Dogecoin Just Broke Out. $0.21 Now Holds as Support

Dogecoin finally escaped its multi-month prison. After two months stuck between $0.19 and $0.20, DOGE punched through resistance and closed above $0.21 for the first time since August.

This wasn’t a fake breakout either. Trading volumes surged nearly 10% above weekly averages. That signals real buying interest, not just day traders chasing a quick flip.

Plus, DOGE outperformed the broader crypto market by more than 2%. While Bitcoin and Ethereum treaded water, the meme coin showed surprising strength. So what’s driving this move?

Volume Spike Confirms Real Demand

The breakout happened at 22:00 UTC on Tuesday. Volume exploded to 834.5 million tokens—roughly 180% above the 24-hour average.

That’s huge. When volume surges during a breakout, it typically means institutional players are accumulating. Retail traders alone don’t move that much supply.

Moreover, the price action looked clean. DOGE climbed steadily from $0.1950 to $0.2072, building a series of higher highs and higher lows. No wild wicks or panic candles. Just controlled buying pressure pushing price higher.

The key level to watch was $0.2026. That resistance zone held DOGE down since late August. Once buyers pushed through, price jumped another 2% to touch $0.2087.

Former Resistance Flips to Support

Here’s where things get interesting. After breaking through $0.2026, DOGE pulled back slightly. But instead of collapsing below the breakout level, price held firm above $0.2070.

Dogecoin breaks resistance at twenty-one cents establishing new support

That’s textbook technical behavior. Former resistance becomes new support. So the level that kept DOGE trapped for months now protects the upside.

Traders call this a “successful retest.” It proves that buyers remain in control even after the initial breakout surge. And it often precedes the next leg higher.

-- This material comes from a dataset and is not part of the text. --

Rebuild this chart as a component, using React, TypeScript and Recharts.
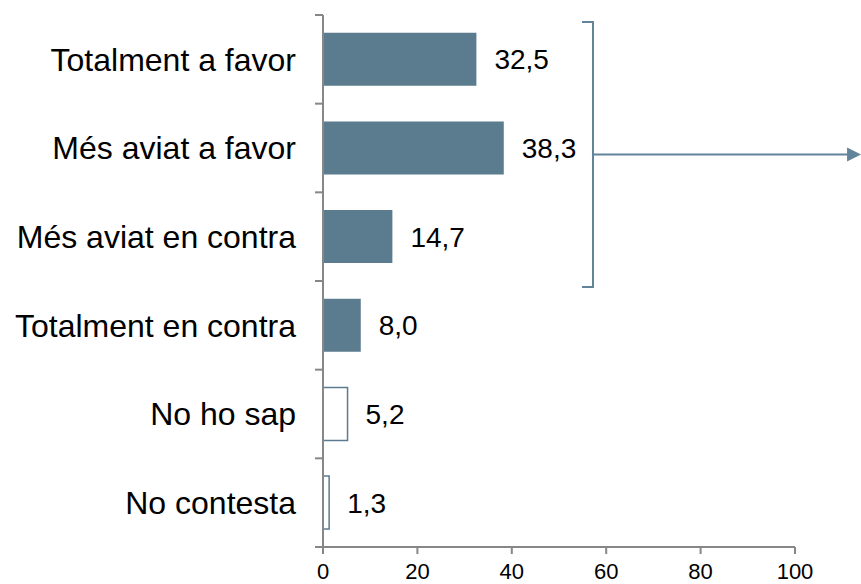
import React from 'react';
import { BarChart, Bar, XAxis, YAxis, Cell, LabelList, ReferenceDot } from 'recharts';

// respostes (%)
const categories = ['Totalment a favor', 'Més aviat a favor', 'Més aviat en contra', 'Totalment en contra', 'No ho sap', 'No contesta'];
const values = [32.5, 38.3, 14.7, 8.0, 5.2, 1.3];
const noAnswer = ['No ho sap', 'No contesta'];
const xTicks = [0, 20, 40, 60, 80, 100];

// claudàtor: agrupa les tres primeres respostes, centrat a la segona
const bracketCenter = 'Més aviat a favor';
const bracketX = 57.2;
const arrowEndX = 114;

const data = categories.map((name, i) => ({ name, value: values[i] }));

const W = 861;
const H = 584;
const M = { top: 15, right: 66, bottom: 0, left: 0 };
const Y_W = 323;
const X_H = 37;
const plotH = H - M.top - M.bottom - X_H;
const band = plotH / categories.length;
const pxPerUnit = (W - M.right - Y_W) / 100;

const BAR = '#5b7b8e';
const LINE = '#62849a';
const AXIS = '#878787';
const FONT = '"Liberation Sans", Arial, sans-serif';

const fmt = (v: number) => v.toFixed(1).replace('.', ',');

const CategoryTick = ({ x, y, payload, index }: any) => {
  const half = payload && payload.offset ? payload.offset : band / 2;
  const axisX = x + 27;
  const last = index === categories.length - 1;
  return (
    <g>
      <text x={x} y={y} dy="0.355em" textAnchor="end" fill="#000" fontSize={32} fontFamily={FONT}>
        {payload.value}
      </text>
      <line x1={axisX - 8} x2={axisX} y1={y - half} y2={y - half} stroke={AXIS} strokeWidth={2} />
      {last && <line x1={axisX - 8} x2={axisX} y1={y + half} y2={y + half} stroke={AXIS} strokeWidth={2} />}
    </g>
  );
};

const Bracket = ({ cx, cy }: any) => {
  const top = cy - 1.5 * band + 7;
  const bottom = cy + 1.5 * band + 6;
  const mid = cy + 6.5;
  const tip = cx + (arrowEndX - bracketX) * pxPerUnit;
  return (
    <g>
      <path
        d={`M${cx - 11},${top} L${cx},${top} L${cx},${bottom} L${cx - 11},${bottom} M${cx},${mid} L${tip - 12},${mid}`}
        fill="none"
        stroke={LINE}
        strokeWidth={2}
      />
      <polygon points={`${tip - 14},${mid - 7} ${tip},${mid} ${tip - 14},${mid + 7}`} fill={LINE} />
    </g>
  );
};

export default function App() {
  return (
    <div style={{ position: 'fixed', left: 0, top: 0, width: W, height: H, background: '#fff', fontFamily: FONT }}>
      <BarChart width={W} height={H} data={data} layout="vertical" barCategoryGap="20%" margin={M}>
        <YAxis
          type="category"
          dataKey="name"
          width={Y_W}
          axisLine={{ stroke: AXIS, strokeWidth: 2 }}
          tickLine={false}
          tickSize={0}
          tickMargin={27}
          tick={<CategoryTick />}
        />
        <XAxis
          type="number"
          domain={[0, 100]}
          ticks={xTicks}
          height={X_H}
          tickSize={7}
          tickMargin={9}
          axisLine={{ stroke: AXIS, strokeWidth: 2 }}
          tickLine={{ stroke: AXIS, strokeWidth: 2 }}
          tick={{ fill: '#000', fontSize: 22, fontFamily: FONT }}
        />
        <Bar dataKey="value" isAnimationActive={false}>
          {data.map((d) => (
            <Cell
              key={d.name}
              fill={noAnswer.includes(d.name) ? '#fff' : BAR}
              stroke={BAR}
              strokeWidth={noAnswer.includes(d.name) ? 1.5 : 0}
            />
          ))}
          <LabelList
            dataKey="value"
            position="right"
            offset={18}
            formatter={(v: any) => fmt(Number(v))}
            style={{ fill: '#000', fontSize: 28, fontFamily: FONT }}
          />
        </Bar>

        {/* claudàtor i fletxa */}
        <ReferenceDot x={bracketX} y={bracketCenter} ifOverflow="visible" shape={<Bracket />} />
      </BarChart>
    </div>
  );
}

Currently, DOGE is trading around $0.21. As long as price holds above $0.2060, the bullish structure stays intact. A drop below that level would signal trouble and possibly trigger stop losses.

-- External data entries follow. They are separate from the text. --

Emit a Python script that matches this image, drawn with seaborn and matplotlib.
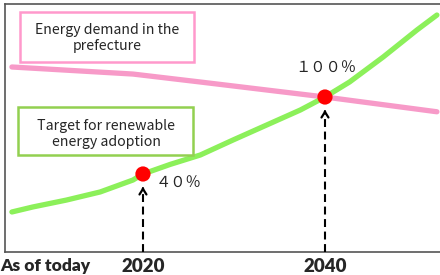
import numpy as np
import pandas as pd
import matplotlib
matplotlib.use('Agg')
import matplotlib.pyplot as plt
import seaborn as sns
from matplotlib.patches import Rectangle

# values (x: year, y: % of the 2040 target)
target_years = [2005.6, 2007.9, 2011.6, 2015.3, 2018.9, 2020, 2023, 2026.3, 2029.9,
                2033.6, 2037.3, 2040, 2042.7, 2046.4, 2050.1, 2052.3]
target_values = [10.4, 14.3, 19.7, 26.0, 35.3, 40, 47.5, 54.8, 66.5,
                 78.2, 89.9, 100, 111.7, 131.2, 152.2, 163.9]
demand_years = [2005.6, 2018.9, 2026.3, 2040, 2052.3]
demand_values = [123.4, 117.9, 111.7, 100, 88.5]
marker_years = [2020, 2040]
marker_values = [40, 100]
marker_labels = ['４０％', '１００％']
tick_labels = ['2020', '2040']

sns.set_style('white')
plt.rcParams['font.family'] = ['Noto Sans CJK JP', 'DejaVu Sans']
label_font = ['Lato', 'DejaVu Sans']

fig = plt.figure(figsize=(4.4, 2.75), dpi=100)
ax = fig.add_axes([5 / 440, 23 / 275, 435 / 440, 248 / 275])

demand = pd.DataFrame({'year': demand_years, 'value': demand_values})
target = pd.DataFrame({'year': target_years, 'value': target_values})
sns.lineplot(data=demand, x='year', y='value', color='#f79ac8', linewidth=3.8,
             solid_capstyle='round', ax=ax)
sns.lineplot(data=target, x='year', y='value', color='#8cf05a', linewidth=3.8,
             solid_capstyle='round', ax=ax)

ax.set_xlim(2004.84, 2052.64)
ax.set_ylim(-20.8, 172.5)

# dashed arrows from the axis up to each point
for yr, val in zip(marker_years, marker_values):
    tip = val - 10
    ax.plot([yr, yr], [-20.8, tip - 1.5], color='black', linewidth=1.5,
            linestyle=(0, (3.8, 2.2)), zorder=3)
    ax.annotate('', xy=(yr, tip), xytext=(yr, tip - 4),
                arrowprops=dict(arrowstyle='->,head_length=0.4,head_width=0.25',
                                color='black', lw=1.6), zorder=3)

sns.scatterplot(x=marker_years, y=marker_values, color='#ff0000', s=120,
                edgecolor='none', zorder=5, ax=ax)

ax.text(2021.4, 40 - 7.5, marker_labels[0], fontsize=11, ha='left', va='center')
ax.text(2040.1, 100 + 22, marker_labels[1], fontsize=11, ha='center', va='center')

for side in ['left', 'top', 'bottom']:
    ax.spines[side].set_color('#555555')
    ax.spines[side].set_linewidth(1.2)
ax.spines['right'].set_visible(False)

ax.set_yticks([])
ax.set_xticks(marker_years)
ax.set_xticklabels(tick_labels, fontweight='heavy', fontsize=13.5, family=label_font)
ax.tick_params(axis='x', length=0, pad=4)
ax.set_xlabel('')
ax.set_ylabel('')
ax.text(-5 / 435, -5.5 / 248, 'As of today', transform=ax.transAxes,
        fontsize=12.5, fontweight='heavy', ha='left', va='top', family=label_font)

# legend boxes
fig.patches.append(Rectangle((20 / 440, 1 - 62 / 275), 174 / 440, 50 / 275,
                             transform=fig.transFigure, facecolor='white',
                             edgecolor='#ff99cc', linewidth=1.8, zorder=10))
fig.text(107 / 440, 1 - 38 / 275, 'Energy demand in the\nprefecture', ha='center',
         va='center', fontsize=10.2, linespacing=1.2, zorder=11)
fig.patches.append(Rectangle((18 / 440, 1 - 155 / 275), 175 / 440, 48 / 275,
                             transform=fig.transFigure, facecolor='white',
                             edgecolor='#92d050', linewidth=1.8, zorder=10))
fig.text(106 / 440, 1 - 134 / 275, 'Target for renewable\nenergy adoption', ha='center',
         va='center', fontsize=10.2, linespacing=1.2, zorder=11)

fig.savefig('out.png', dpi=100)
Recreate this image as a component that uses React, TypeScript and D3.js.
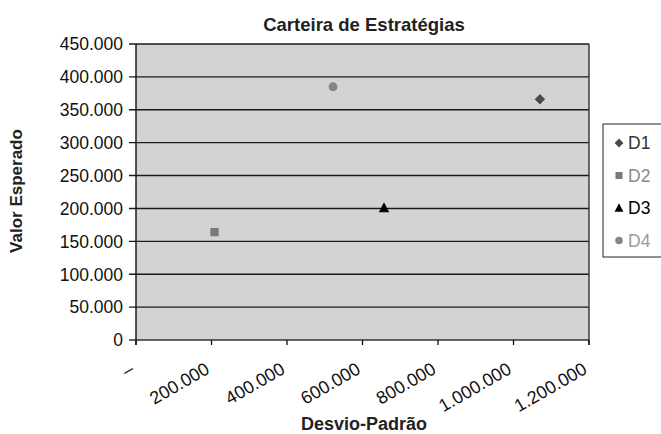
import React from "react";
import * as d3 from "d3";

const seriesNames = ["D1", "D2", "D3", "D4"];
const xValues = [1070000, 208000, 657000, 522000];
const yValues = [366000, 164000, 201000, 385000];
const markerShapes = ["diamond", "square", "triangle", "circle"];
const markerColors = ["#4a4a4a", "#7a7a7a", "#000000", "#858585"];
const legendTextColors = ["#333333", "#8a8a8a", "#000000", "#9a9a9a"];
const xTicks = [0, 200000, 400000, 600000, 800000, 1000000, 1200000];
const yTicks = [0, 50000, 100000, 150000, 200000, 250000, 300000, 350000, 400000, 450000];

const W = 661, H = 434;
const left = 136, right = 589, top = 44, bottom = 340;
const font = "'Liberation Sans', Arial, sans-serif";

const fmt = (v: number) => {
  if (v === 0) return "0";
  return d3.format(",")(v).replace(/,/g, ".");
};

function symbolFor(shape: string, r: number) {
  if (shape === "diamond") {
    return `M0,${-r}L${r},0L0,${r}L${-r},0Z`;
  }
  if (shape === "square") {
    return `M${-r * 0.8},${-r * 0.8}h${r * 1.6}v${r * 1.6}h${-r * 1.6}Z`;
  }
  if (shape === "triangle") {
    const h = r * 1.75;
    return `M0,${-h / 2 - 1}L${r * 1.0},${h / 2}L${-r * 1.0},${h / 2}Z`;
  }
  return d3.symbol().type(d3.symbolCircle).size(Math.PI * r * r * 0.72)() as string;
}

export default function App() {
  const x = d3.scaleLinear().domain([0, 1200000]).range([left, right]);
  const y = d3.scaleLinear().domain([0, 450000]).range([bottom, top]);
  return (
    <svg width={W} height={H} style={{ position: "absolute", left: 0, top: 0, background: "#fff" }}>
      <rect x={left} y={top} width={right - left} height={bottom - top} fill="#d2d3d5" />
      {yTicks.map((t) => (
        <g key={t}>
          <line x1={left - 7} x2={right} y1={y(t)} y2={y(t)} stroke={t === 0 ? "#333" : "#1a1a1a"} strokeWidth={1.4} />
          <text x={left - 13} y={y(t)} dy="0.36em" textAnchor="end" fontFamily={font} fontSize={17.5} fill="#111">
            {fmt(t)}
          </text>
        </g>
      ))}
      <line x1={left} x2={left} y1={top} y2={bottom + 5} stroke="#111" strokeWidth={1.4} />
      <line x1={right} x2={right} y1={top} y2={bottom + 5} stroke="#333" strokeWidth={1.4} />
      {xTicks.map((t) => (
        <g key={t}>
          <line x1={x(t)} x2={x(t)} y1={bottom} y2={bottom + 5} stroke="#111" strokeWidth={1.3} />
          <text
            transform={`translate(${x(t) - 4},${bottom + 27}) rotate(-30)`}
            textAnchor="end"
            fontFamily={font}
            fontSize={18}
            dy="0.35em"
            fill="#111"
          >
            {t === 0 ? "–" : fmt(t)}
          </text>
        </g>
      ))}
      {seriesNames.map((n, i) => (
        <path
          key={n}
          d={symbolFor(markerShapes[i], 5.2)}
          transform={`translate(${x(xValues[i])},${y(yValues[i])})`}
          fill={markerColors[i]}
        />
      ))}
      <text x={364} y={31} textAnchor="middle" fontFamily={font} fontSize={18.5} fontWeight="bold" fill="#222">
        Carteira de Estratégias
      </text>
      <text x={364} y={430} textAnchor="middle" fontFamily={font} fontSize={18} fontWeight="bold" fill="#222">
        Desvio-Padrão
      </text>
      <text transform={`translate(22,191) rotate(-90)`} textAnchor="middle" fontFamily={font} fontSize={17} fontWeight="bold" fill="#222">
        Valor Esperado
      </text>
      <rect x={603} y={124} width={70} height={133} fill="#fff" stroke="#222" strokeWidth={1} />
      {seriesNames.map((n, i) => {
        const ly = 143 + i * 32.5;
        return (
          <g key={n}>
            <path d={symbolFor(markerShapes[i], 4.4)} transform={`translate(619,${ly})`} fill={markerColors[i]} />
            <text x={628} y={ly} dy="0.36em" fontFamily={font} fontSize={17.5} fill={legendTextColors[i]}>
              {n}
            </text>
          </g>
        );
      })}
    </svg>
  );
}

Technical Indicators Show Early-Stage Momentum

The 4-hour RSI reads 58—right in the sweet spot for early uptrends. Not overbought. Not neutral. Just healthy momentum building.

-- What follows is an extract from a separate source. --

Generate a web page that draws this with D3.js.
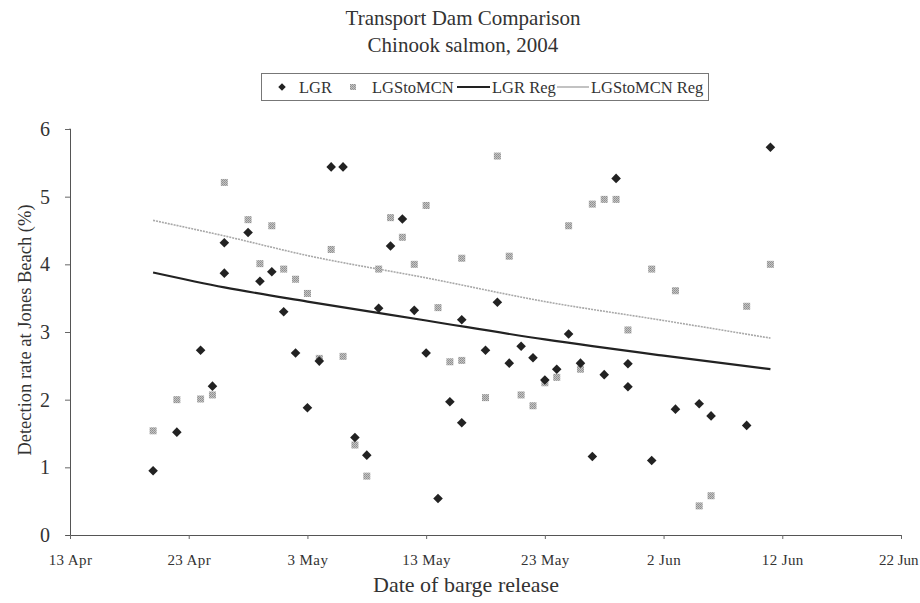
<!DOCTYPE html>
<html>
<head>
<meta charset="utf-8">
<script src="https://cdn.jsdelivr.net/npm/d3@7"></script>
<style>
  html, body { margin: 0; padding: 0; background: #fff; }
  svg { display: block; }
  text { font-family: "Liberation Serif", "DejaVu Serif", serif; fill: #333; }
</style>
</head>
<body>
<svg id="chart" width="920" height="603"></svg>
<script>
// Detection rate (%) at Jones Beach by barge release date, 2004
const lgrDates = ["2004-04-20","2004-04-22","2004-04-24","2004-04-25","2004-04-26","2004-04-26","2004-04-28","2004-04-29","2004-04-30","2004-05-01","2004-05-02","2004-05-03","2004-05-04","2004-05-05","2004-05-06","2004-05-07","2004-05-08","2004-05-09","2004-05-10","2004-05-11","2004-05-12","2004-05-13","2004-05-14","2004-05-15","2004-05-16","2004-05-16","2004-05-18","2004-05-19","2004-05-20","2004-05-21","2004-05-22","2004-05-23","2004-05-24","2004-05-25","2004-05-26","2004-05-27","2004-05-28","2004-05-29","2004-05-30","2004-05-30","2004-06-01","2004-06-03","2004-06-05","2004-06-06","2004-06-09","2004-06-11"];
const lgrValues = [0.95,1.52,2.73,2.20,4.32,3.87,4.47,3.75,3.89,3.30,2.69,1.88,2.57,5.44,5.44,1.44,1.18,3.35,4.27,4.67,3.32,2.69,0.54,1.97,3.18,1.66,2.73,3.44,2.54,2.79,2.62,2.29,2.45,2.97,2.54,1.16,2.37,5.27,2.53,2.19,1.10,1.86,1.94,1.76,1.62,5.73];

const mcnDates = ["2004-04-20","2004-04-22","2004-04-24","2004-04-25","2004-04-26","2004-04-28","2004-04-29","2004-04-30","2004-05-01","2004-05-02","2004-05-03","2004-05-04","2004-05-05","2004-05-06","2004-05-07","2004-05-08","2004-05-09","2004-05-10","2004-05-11","2004-05-12","2004-05-13","2004-05-14","2004-05-15","2004-05-16","2004-05-16","2004-05-18","2004-05-19","2004-05-20","2004-05-21","2004-05-22","2004-05-23","2004-05-24","2004-05-25","2004-05-26","2004-05-27","2004-05-28","2004-05-29","2004-05-30","2004-06-01","2004-06-03","2004-06-05","2004-06-06","2004-06-09","2004-06-11"];
const mcnValues = [1.54,2.00,2.01,2.07,5.21,4.66,4.01,4.57,3.93,3.78,3.57,2.61,4.22,2.64,1.33,0.87,3.93,4.69,4.40,4.00,4.87,3.36,2.56,2.58,4.09,2.03,5.60,4.12,2.07,1.91,2.25,2.33,4.57,2.45,4.89,4.96,4.96,3.03,3.93,3.61,0.43,0.58,3.38,4.00];

// Fitted regression curves, sampled along the season
const regDates = ["2004-04-20","2004-04-26","2004-05-03","2004-05-13","2004-05-23","2004-06-02","2004-06-11"];
const lgrRegValues = [3.88,3.66,3.45,3.17,2.89,2.65,2.45];
const mcnRegValues = [4.65,4.42,4.13,3.80,3.45,3.17,2.91];

const xTickDates = ["2004-04-13","2004-04-23","2004-05-03","2004-05-13","2004-05-23","2004-06-02","2004-06-12","2004-06-22"];
const yTicks = [0,1,2,3,4,5,6];

const parse = d3.timeParse("%Y-%m-%d");
const fmt = d3.timeFormat("%-d %b");
const zip = (ds, vs) => ds.map((d, i) => ({ date: parse(d), value: vs[i] }));
const lgr = zip(lgrDates, lgrValues);
const mcn = zip(mcnDates, mcnValues);
const lgrReg = zip(regDates, lgrRegValues);
const mcnReg = zip(regDates, mcnRegValues);

const svg = d3.select("#chart");
const plot = { left: 70, right: 901, top: 129, bottom: 535 };

const x = d3.scaleTime()
  .domain([parse(xTickDates[0]), parse(xTickDates[xTickDates.length - 1])])
  .range([plot.left, plot.right]);
const y = d3.scaleLinear().domain([0, 6]).range([plot.bottom, plot.top]);

// grainy fill for the LGStoMCN squares
const defs = svg.append("defs");
const pat = defs.append("pattern").attr("id", "hatch")
  .attr("width", 2).attr("height", 2).attr("patternUnits", "userSpaceOnUse");
pat.append("rect").attr("width", 2).attr("height", 2).attr("fill", "#c4c4c4");
pat.append("rect").attr("width", 1).attr("height", 1).attr("fill", "#8e8e8e");
pat.append("rect").attr("x", 1).attr("y", 1).attr("width", 1).attr("height", 1).attr("fill", "#9a9a9a");

// titles
svg.append("text").attr("x", 463).attr("y", 25).attr("text-anchor", "middle")
  .style("font-size", "21px").text("Transport Dam Comparison");
svg.append("text").attr("x", 463).attr("y", 52).attr("text-anchor", "middle")
  .style("font-size", "21px").text("Chinook salmon, 2004");

// axes
const yAxis = d3.axisLeft(y).tickValues(yTicks).tickSize(5).tickFormat(d3.format("d"));
const gy = svg.append("g").attr("transform", `translate(${plot.left},0)`).call(yAxis);
gy.select(".domain").attr("stroke", "#555").attr("d", `M-0.5,${plot.top}H0.5V${plot.bottom}`);
gy.selectAll(".tick line").attr("stroke", "#666");
gy.selectAll(".tick text").attr("x", -20).style("font-size", "20px")
  .style("font-family", "Liberation Serif, serif").attr("fill", "#333");

const xAxis = d3.axisBottom(x).tickValues(xTickDates.map(parse)).tickSize(4).tickFormat(fmt);
const gx = svg.append("g").attr("transform", `translate(0,${plot.bottom})`).call(xAxis);
gx.select(".domain").attr("stroke", "#555").attr("d", `M${plot.left - 4},0.5H${plot.right}`);
gx.selectAll(".tick line").attr("stroke", "#666");
gx.selectAll(".tick text").attr("y", 19).style("font-size", "15px").style("letter-spacing", "0.4px")
  .style("font-family", "Liberation Serif, serif").attr("fill", "#444");
// keep the last date label inside the page edge
gx.selectAll(".tick text").filter((d, i, n) => i === n.length - 1)
  .attr("text-anchor", "end").attr("x", 17).style("letter-spacing", "0px");

// axis titles
svg.append("text").attr("x", 466).attr("y", 592).attr("text-anchor", "middle")
  .style("font-size", "22px").text("Date of barge release");
svg.append("text").attr("transform", "translate(31,330) rotate(-90)").attr("text-anchor", "middle")
  .style("font-size", "18.5px").text("Detection rate at Jones Beach (%)");

// regression curves
const line = d3.line().x(d => x(d.date)).y(d => y(d.value)).curve(d3.curveMonotoneX);
svg.append("path").datum(mcnReg).attr("d", line).attr("fill", "none")
  .attr("stroke", "#a8a8a8").attr("stroke-width", 1.6).attr("stroke-dasharray", "2,1");
svg.append("path").datum(lgrReg).attr("d", line).attr("fill", "none")
  .attr("stroke", "#222").attr("stroke-width", 2.2);

// points
const sq = 7;
svg.append("g").selectAll("rect").data(mcn).join("rect")
  .attr("x", d => x(d.date) - sq / 2).attr("y", d => y(d.value) - sq / 2)
  .attr("width", sq).attr("height", sq).attr("fill", "url(#hatch)");

const diamond = d3.symbol().type(d3.symbolSquare).size(46);
svg.append("g").selectAll("path").data(lgr).join("path")
  .attr("d", diamond)
  .attr("transform", d => `translate(${x(d.date)},${y(d.value)}) rotate(45)`)
  .attr("fill", "#222");

// legend
const lg = svg.append("g");
lg.append("rect").attr("x", 261.5).attr("y", 73.5).attr("width", 447).attr("height", 27)
  .attr("fill", "none").attr("stroke", "#777");
lg.append("path").attr("d", d3.symbol().type(d3.symbolSquare).size(28))
  .attr("transform", "translate(282,87) rotate(45)").attr("fill", "#222");
lg.append("text").attr("x", 299).attr("y", 93).style("font-size", "16.5px").text("LGR");
lg.append("rect").attr("x", 350).attr("y", 84).attr("width", 6).attr("height", 6).attr("fill", "url(#hatch)");
lg.append("text").attr("x", 372).attr("y", 93).style("font-size", "16.5px").text("LGStoMCN");
lg.append("line").attr("x1", 457).attr("x2", 490).attr("y1", 87).attr("y2", 87)
  .attr("stroke", "#222").attr("stroke-width", 2);
lg.append("text").attr("x", 492).attr("y", 93).style("font-size", "16.5px").text("LGR Reg");
lg.append("line").attr("x1", 557).attr("x2", 589).attr("y1", 87).attr("y2", 87)
  .attr("stroke", "#a8a8a8").attr("stroke-width", 1.4);
lg.append("text").attr("x", 591).attr("y", 93).style("font-size", "16.5px").text("LGStoMCN Reg");
</script>
</body>
</html>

MACD remains positive but narrowing. That indicates short-term consolidation after the breakout burst. Think of it as DOGE taking a breath before the next push.

Volume distribution looks healthy too. No signs of exhaustion or capitulation. Instead, the pattern suggests re-accumulation. Smart money is quietly buying while retail traders remain on the sidelines.

One analyst called it “early-cycle momentum building.” Rishi Patel from Bluepool Digital said DOGE’s resilience while major coins consolidate suggests “rotation flows are returning to higher-beta assets.”

Translation: Investors are shifting capital into riskier plays like meme coins. That typically happens when traders expect the next big rally.

What Comes Next for DOGE

Bulls are eyeing $0.2130 as the next target. That’s the 38.2% Fibonacci retracement level from the May-September decline. It also represents a clean technical level where sellers might emerge.

DOGE outperformed Bitcoin and Ethereum showing surprising relative strength

But first, DOGE needs to prove it can hold current support. The $0.2060-$0.2070 zone must act as a floor. Any sustained trading below that range would invalidate the breakout and possibly trigger a pullback toward $0.1990.

For now, the setup looks constructive. Price maintains an ascending trendline from the $0.1949 base. Higher lows keep forming. Volume supports the move higher.

Bears need to watch for momentum confirmation though. That requires sustained closes above $0.2085. Without it, this could turn into a false breakout that traps late buyers.

Meme Coins Lead the Charge

DOGE’s breakout matters beyond just one token. It signals broader market sentiment shifting toward risk-on behavior.

When meme coins outperform, it usually means traders feel confident enough to chase higher returns. They’re no longer satisfied with Bitcoin’s slow grind. They want bigger gains faster.

That rotation often precedes major market moves. Sometimes it marks the start of a new rally phase. Other times it signals the final blow-off top before a correction.

Right now, it’s too early to tell which scenario we’re in. But DOGE’s clean breakout suggests more upside than downside in the near term.

DOGE escaped its two-month range with strong volume and clean technical action. Former resistance at $0.2026 now provides support. And early indicators suggest momentum is building, not fading.

Watch for volume surges above 800 million tokens. That confirms institutional interest remains strong. And keep an eye on $0.2060 support—it’s the line in the sand that separates bulls from bears.